--- Start EXERCISE DATA ---

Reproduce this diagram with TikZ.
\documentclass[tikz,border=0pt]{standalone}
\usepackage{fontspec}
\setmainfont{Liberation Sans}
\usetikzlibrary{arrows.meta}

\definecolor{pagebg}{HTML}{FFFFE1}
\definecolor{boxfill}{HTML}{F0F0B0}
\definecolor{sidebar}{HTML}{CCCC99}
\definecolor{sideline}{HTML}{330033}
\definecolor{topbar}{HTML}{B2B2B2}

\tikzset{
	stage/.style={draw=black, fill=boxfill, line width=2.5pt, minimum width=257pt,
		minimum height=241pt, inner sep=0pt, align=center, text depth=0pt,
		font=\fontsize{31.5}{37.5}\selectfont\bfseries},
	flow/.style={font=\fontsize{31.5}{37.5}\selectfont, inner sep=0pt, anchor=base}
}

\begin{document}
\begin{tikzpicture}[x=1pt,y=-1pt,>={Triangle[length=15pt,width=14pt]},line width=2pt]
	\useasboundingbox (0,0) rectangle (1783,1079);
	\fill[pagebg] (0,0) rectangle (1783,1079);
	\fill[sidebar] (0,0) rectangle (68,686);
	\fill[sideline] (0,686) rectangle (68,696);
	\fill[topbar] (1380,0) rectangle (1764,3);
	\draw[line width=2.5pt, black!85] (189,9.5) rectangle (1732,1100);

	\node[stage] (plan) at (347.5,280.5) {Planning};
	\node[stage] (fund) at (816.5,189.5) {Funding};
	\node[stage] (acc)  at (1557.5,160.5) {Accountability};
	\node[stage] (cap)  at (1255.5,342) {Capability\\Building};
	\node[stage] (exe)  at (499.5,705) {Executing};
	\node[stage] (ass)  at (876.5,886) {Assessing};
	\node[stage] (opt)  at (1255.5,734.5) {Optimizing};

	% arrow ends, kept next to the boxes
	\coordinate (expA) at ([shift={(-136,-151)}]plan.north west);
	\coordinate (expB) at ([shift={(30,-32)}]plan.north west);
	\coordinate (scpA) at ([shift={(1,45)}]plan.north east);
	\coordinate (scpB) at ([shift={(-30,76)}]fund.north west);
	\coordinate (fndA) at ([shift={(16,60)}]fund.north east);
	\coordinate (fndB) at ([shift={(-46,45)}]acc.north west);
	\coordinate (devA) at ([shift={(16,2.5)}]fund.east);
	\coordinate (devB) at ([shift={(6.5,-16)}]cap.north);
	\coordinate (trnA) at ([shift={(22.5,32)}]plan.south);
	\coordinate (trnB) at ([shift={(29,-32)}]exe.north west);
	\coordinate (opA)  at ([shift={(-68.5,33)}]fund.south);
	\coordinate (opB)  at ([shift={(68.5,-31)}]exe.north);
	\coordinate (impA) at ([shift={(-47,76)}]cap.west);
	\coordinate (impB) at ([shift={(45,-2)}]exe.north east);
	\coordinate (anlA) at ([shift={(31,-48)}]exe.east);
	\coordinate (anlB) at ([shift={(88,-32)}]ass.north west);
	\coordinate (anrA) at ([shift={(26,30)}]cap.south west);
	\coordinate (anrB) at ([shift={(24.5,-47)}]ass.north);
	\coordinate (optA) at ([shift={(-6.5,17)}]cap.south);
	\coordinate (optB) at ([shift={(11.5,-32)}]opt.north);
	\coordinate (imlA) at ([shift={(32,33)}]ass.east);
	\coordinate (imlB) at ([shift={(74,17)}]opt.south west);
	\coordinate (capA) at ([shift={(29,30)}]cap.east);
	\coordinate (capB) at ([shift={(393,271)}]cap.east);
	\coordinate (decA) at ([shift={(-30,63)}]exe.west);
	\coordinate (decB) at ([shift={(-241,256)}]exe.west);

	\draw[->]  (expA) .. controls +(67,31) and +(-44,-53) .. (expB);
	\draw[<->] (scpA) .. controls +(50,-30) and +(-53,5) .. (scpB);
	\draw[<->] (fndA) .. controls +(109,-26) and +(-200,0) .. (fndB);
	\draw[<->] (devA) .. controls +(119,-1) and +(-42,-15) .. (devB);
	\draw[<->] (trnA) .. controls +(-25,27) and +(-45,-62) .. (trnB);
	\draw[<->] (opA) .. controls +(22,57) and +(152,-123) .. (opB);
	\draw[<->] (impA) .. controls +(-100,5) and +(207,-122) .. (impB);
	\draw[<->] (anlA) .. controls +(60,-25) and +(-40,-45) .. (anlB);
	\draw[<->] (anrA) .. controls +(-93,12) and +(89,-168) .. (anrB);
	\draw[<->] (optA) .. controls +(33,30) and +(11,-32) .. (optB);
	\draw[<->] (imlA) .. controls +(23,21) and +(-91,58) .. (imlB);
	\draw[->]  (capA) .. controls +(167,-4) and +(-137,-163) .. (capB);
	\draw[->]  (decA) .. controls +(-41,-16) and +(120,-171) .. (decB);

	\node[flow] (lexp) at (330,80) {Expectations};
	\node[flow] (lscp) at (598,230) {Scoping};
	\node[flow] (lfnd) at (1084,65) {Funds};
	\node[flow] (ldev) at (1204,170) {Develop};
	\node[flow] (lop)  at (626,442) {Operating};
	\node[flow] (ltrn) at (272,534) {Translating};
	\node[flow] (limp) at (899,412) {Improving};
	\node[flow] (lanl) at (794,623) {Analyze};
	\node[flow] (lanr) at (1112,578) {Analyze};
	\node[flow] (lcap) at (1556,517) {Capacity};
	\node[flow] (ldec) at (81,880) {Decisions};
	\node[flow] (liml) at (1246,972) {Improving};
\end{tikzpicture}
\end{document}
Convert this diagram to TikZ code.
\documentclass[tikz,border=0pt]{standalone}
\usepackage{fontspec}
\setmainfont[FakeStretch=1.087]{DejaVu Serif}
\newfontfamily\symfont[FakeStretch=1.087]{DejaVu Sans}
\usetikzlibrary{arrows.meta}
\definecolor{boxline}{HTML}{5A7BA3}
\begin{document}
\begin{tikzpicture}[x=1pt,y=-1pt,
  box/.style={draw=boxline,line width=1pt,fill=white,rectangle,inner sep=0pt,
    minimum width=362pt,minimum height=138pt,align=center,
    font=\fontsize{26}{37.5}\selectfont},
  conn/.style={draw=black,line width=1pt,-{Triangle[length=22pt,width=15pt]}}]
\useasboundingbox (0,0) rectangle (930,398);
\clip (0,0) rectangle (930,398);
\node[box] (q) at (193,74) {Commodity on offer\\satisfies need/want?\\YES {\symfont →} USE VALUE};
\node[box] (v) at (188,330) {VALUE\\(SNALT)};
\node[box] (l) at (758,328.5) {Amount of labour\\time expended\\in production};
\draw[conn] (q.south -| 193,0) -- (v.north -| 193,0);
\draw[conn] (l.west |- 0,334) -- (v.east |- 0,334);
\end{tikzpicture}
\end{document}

--- End EXERCISE DATA ---

REQUIRED WORK -
Starting at the first line of the records, print each line exactly, stopping after the line that contains "(189,9.5) rectangle (1732,1100);".

OUTPUT OF THE EXERCISE -
Reproduce this diagram with TikZ.
\documentclass[tikz,border=0pt]{standalone}
\usepackage{fontspec}
\setmainfont{Liberation Sans}
\usetikzlibrary{arrows.meta}

\definecolor{pagebg}{HTML}{FFFFE1}
\definecolor{boxfill}{HTML}{F0F0B0}
\definecolor{sidebar}{HTML}{CCCC99}
\definecolor{sideline}{HTML}{330033}
\definecolor{topbar}{HTML}{B2B2B2}

\tikzset{
	stage/.style={draw=black, fill=boxfill, line width=2.5pt, minimum width=257pt,
		minimum height=241pt, inner sep=0pt, align=center, text depth=0pt,
		font=\fontsize{31.5}{37.5}\selectfont\bfseries},
	flow/.style={font=\fontsize{31.5}{37.5}\selectfont, inner sep=0pt, anchor=base}
}

\begin{document}
\begin{tikzpicture}[x=1pt,y=-1pt,>={Triangle[length=15pt,width=14pt]},line width=2pt]
	\useasboundingbox (0,0) rectangle (1783,1079);
	\fill[pagebg] (0,0) rectangle (1783,1079);
	\fill[sidebar] (0,0) rectangle (68,686);
	\fill[sideline] (0,686) rectangle (68,696);
	\fill[topbar] (1380,0) rectangle (1764,3);
	\draw[line width=2.5pt, black!85] (189,9.5) rectangle (1732,1100);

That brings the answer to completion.